During a speech before a large crowd in Columbia, MO., Biden
acknowledged State Senator Chuck Graham: "Chuck, stand up, let the
people see you." It took him a second to realize Graham was
wheelchair-bound, at which point Biden tried to cover: "Oh, God love
you. What am I talking about? I'll tell you what, you're making
everybody else stand up, old pal. I'll tell you what, everybody else
stand up for Chuck. Stand up for Chuck!"

More troubling than Biden's blooper reel, however, is his habit of
pontificating from a position of ignorance or outright error: "Vice
President Cheney's been the most dangerous vice president we've had
probably in American history. He has — he has — the idea he doesn't
realize that Article I of the Constitution defines the role of the
vice president of the United States, that's the executive — he works
in the executive branch. He should understand that. Everyone should
understand that." (Except Article II, not Article I, of the
Constitution defines the executive role of the vice president; indeed,
the only mention of the vice president in Article I is to designate
his legislative duty to break tie votes in the Senate. And, oh, by the
way, does Biden's assessment of Cheney as the most dangerous vice
president include Aaron Burr, who killed Alexander Hamilton in a duel,
and, after being forced from office, possibly committed treason by
trying to set up an independent republic in the Louisiana
territories?)

"When we kicked — along with France — we kicked Hezbollah out of
Lebanon, I said, and Barack said, 'Move NATO forces in there. Fill the
vacuum, because if you don't know — if you don't, Hezbollah will
control it.' Now what's happened? Hezbollah is a legitimate part of
the government in the country immediately to the north of Israel."
(Except neither the U.S. or France ever kicked Hezbollah out of
Lebanon; in fact, Hezbollah is still there, as Biden himself correctly
notes. But if Biden meant to say Syria, not Hezbollah, got kicked out
of Lebanon, then he's wrong again since the Lebanese people kicked
Syria out, not the U.S. or France.)

"With regard to arms control and weapons, nuclear weapons require a
nuclear-arms-control regime. John McCain voted against a Comprehensive
Nuclear-Test-Ban Treaty that every Republican has supported." (Except
49 other Republican senators voted against the treaty Biden is
referencing.)

"Pakistan already has nuclear weapons. Pakistan already has deployed
nuclear weapons. Pakistan's weapons can already hit Israel and the
Mediterranean." (Except the most powerful missile currently in
Pakistan's arsenal, the Ghauri, can carry a nuclear warhead 1,000
miles . . . with poor accuracy; Israel is over 2000 miles from
Pakistan, so Biden's off by at least 1,000 miles . . . unless he has
access to classified intelligence about Pakistan's missile systems, in
which case why would he mention that in public?)

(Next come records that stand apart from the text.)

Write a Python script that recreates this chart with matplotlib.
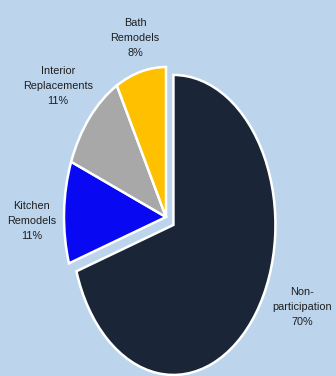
import matplotlib
matplotlib.use("Agg")
import matplotlib.pyplot as plt
from matplotlib import font_manager

# Participation breakdown
categories = ["Non-\nparticipation", "Kitchen\nRemodels", "Interior\nReplacements", "Bath\nRemodels"]
values = [70, 11, 11, 8]
colors = ["#1b2538", "#0808f2", "#a8a8a8", "#ffc000"]
explode = [0.09, 0, 0, 0]

W, H = 336, 376
bg = "#bcd5ec"

installed = {f.name for f in font_manager.fontManager.ttflist}
if "Liberation Sans Narrow" in installed:
    font, fsize = ["Liberation Sans Narrow", "DejaVu Sans"], 9.3
else:
    font, fsize = ["Liberation Sans", "DejaVu Sans"], 7.8

fig = plt.figure(figsize=(W / 100, H / 100), dpi=100, facecolor=bg)
ax = fig.add_axes([0, 0, 1, 1])
ax.set_facecolor(bg)

ax.pie(values, colors=colors, explode=explode, startangle=90, counterclock=False,
       radius=1.0, center=(0, 0),
       wedgeprops=dict(edgecolor="white", linewidth=1.8))

# Stretched (elliptical) pie: horizontal radius ~102 px, vertical ~150 px
cx, cy, rx, ry = 166, 217, 102, 150
ax.set_aspect("auto")
ax.set_xlim(-cx / rx, (W - cx) / rx)
ax.set_ylim(-(H - cy) / ry, cy / ry)
ax.axis("off")

# Label anchors in pixel positions of the middle text line
label_pos = [(302, 307), (32, 221), (58, 86), (135, 38)]
for name, v, (px, py) in zip(categories, values, label_pos):
    ax.text(px / W, 1 - py / H, f"{name}\n{v}%", transform=ax.transAxes,
            ha="center", va="center", fontsize=fsize, family=font,
            color="#1e1e1e", linespacing=1.6)

fig.savefig("out.png", dpi=100, facecolor=bg)
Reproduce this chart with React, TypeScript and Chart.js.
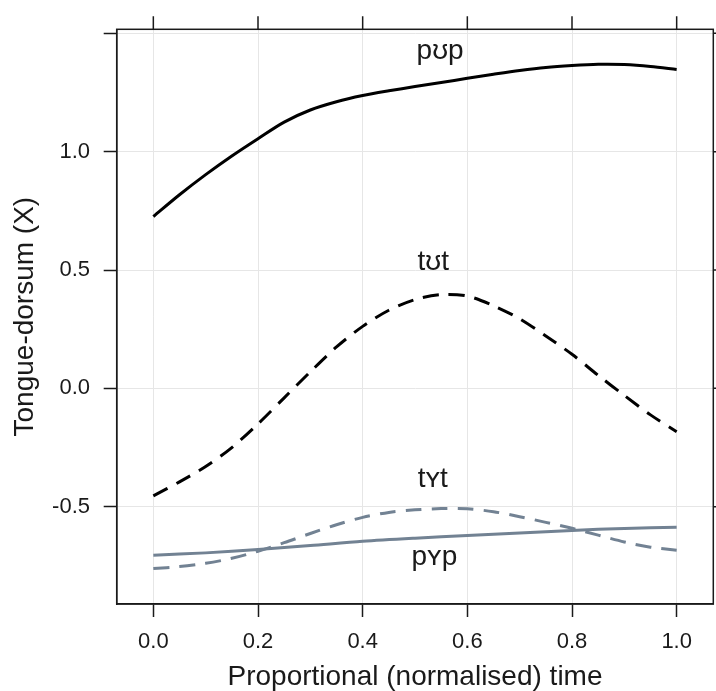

Such factual blunders could perhaps be written off to the exhaustion
of the campaign trail. But no charitable interpretation can account
for Biden's recent prediction of the consequences of an Obama victory
in November: "It will not be six months before the world tests Barack
Obama like they did John Kennedy. The world is looking. We're about to
elect a brilliant 47-year-old senator president of the United States
of America. Remember, I said it standing here if you don't remember
anything else I said. Watch, we're gonna have an international crisis,
a generated crisis, to test the mettle of this guy."

Even if Biden actually believes that America's enemies are more likely
to provoke a confrontation with a young and inexperienced president
than they might be with an old hand in the White House, why would he
want to advertise that belief to the world? Why underscore the
inconvenient truth that the next executive decision Obama makes will
be his first? To prep the American people for the idea that his
administration might initially seem to screw up? Or, in Biden's own
words, "We're gonna need you to use your influence, your influence
within the community, to stand with him, because it's not gonna be
apparent initially, it's not gonna be apparent that we're right."

Why is Biden massaging public opinion in advance of a hypothetical
crisis before he and Obama have even been elected?

For all the questions that have been raised about Sarah Palin's
qualifications to serve as vice president, Biden now seems like the
riskier running mate. After all, experience comes with time. Knowledge
is acquired through study. But temperament doesn't change.

Does Biden's temperament disqualify him?
— Mark Goldblatt is the author of the novel Africa Speaks.